The Church’s Spiritual Discipline of Simplicity

If Jesus’ word exposes the spiritual peril of wealth, then a fitting ecclesial response is the cultivation of simplicity. Simplicity is not forced austerity. It is a Spirit-led way of life that refuses to let possessions become masters, that channels resources toward Kingdom priorities, and that bears witness to a different horizon of value. Practical disciplines include regular, generous giving as firstfruits; periodic discernment about lifestyle inflation; hospitality that mobilizes homes and assets for love; and corporate structures that ensure transparency and accountability in financial decisions. These disciplines do not purchase entry into the Kingdom. They train the heart to remain poor in spirit and rich in love.

The Pastoral Word to the Sorrowful

The rich inquirer’s sorrow is one of the saddest scenes in the Gospels. He stands at the threshold of life, loved by Jesus, and yet turns away because another love rules him. Pastors meet versions of this sorrow often. The pastoral word must echo Jesus’ love and clarity. It must announce the impossibility of salvation by self-effort. It must invite the hearer to trust the God for whom all things are possible. It must offer practical pathways of obedience suited to the person’s station. Above all, it must hold before the eyes the beauty of Christ, who is Himself the treasure worth any relinquishment.

The Needle’s Eye and the Wideness of Grace

Jesus’ saying about the camel and the needle is not an anti-wealth manifesto. It is a Gospel annunciation dressed in prophetic hyperbole. In the Second Temple world, where wealth could masquerade as a seal of divine approval, Jesus tears the mask and reveals the heart. Those who trust in riches cannot enter the Kingdom, not because God bars the way arbitrarily, but because their trust has bound them to another master. Entrance is humanly impossible. Then the Gospel resounds. God does the impossible. He frees captives from Mammon’s grip, reorients the heart toward heavenly treasure, and summons all, rich and poor, to follow Jesus.

Therefore the Church must proclaim without embarrassment both sides of the saying. We must say with Jesus, “It is easier for a camel to go through the eye of a needle than for a rich person to enter the kingdom of God” (Mark 10:25, ESV). We must also say with Him, “With man this is impossible, but not with God. For all things are possible with God” (Mark 10:27, ESV). Held together, these sentences safeguard the Gospel against moralism and against presumption. They form repentant, generous disciples whose treasure is Christ.

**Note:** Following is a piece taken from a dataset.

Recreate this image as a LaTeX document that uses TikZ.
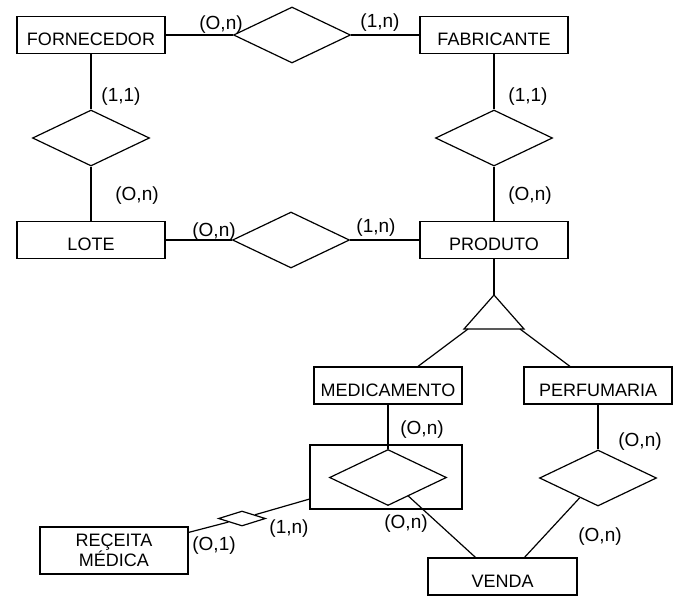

To any reader troubled by this word, hear the blessing that frames the entire Sermon on the Mount: “Blessed are the poor in spirit, for theirs is the kingdom of heaven” (Matthew 5:3, ESV). Poverty of spirit is not a possession of the poor only. It is a miracle of grace that makes any sinner a child of God. In that miracle, the largest animal fits through the smallest aperture, not because the animal shrinks or the aperture widens, but because God does the impossible and brings the dead to life.

May the Church bear witness to this grace with lives of joyful simplicity, radical generosity, and unqualified obedience to the Lord Jesus Christ, for He alone is our treasure, our security, and our eternal life.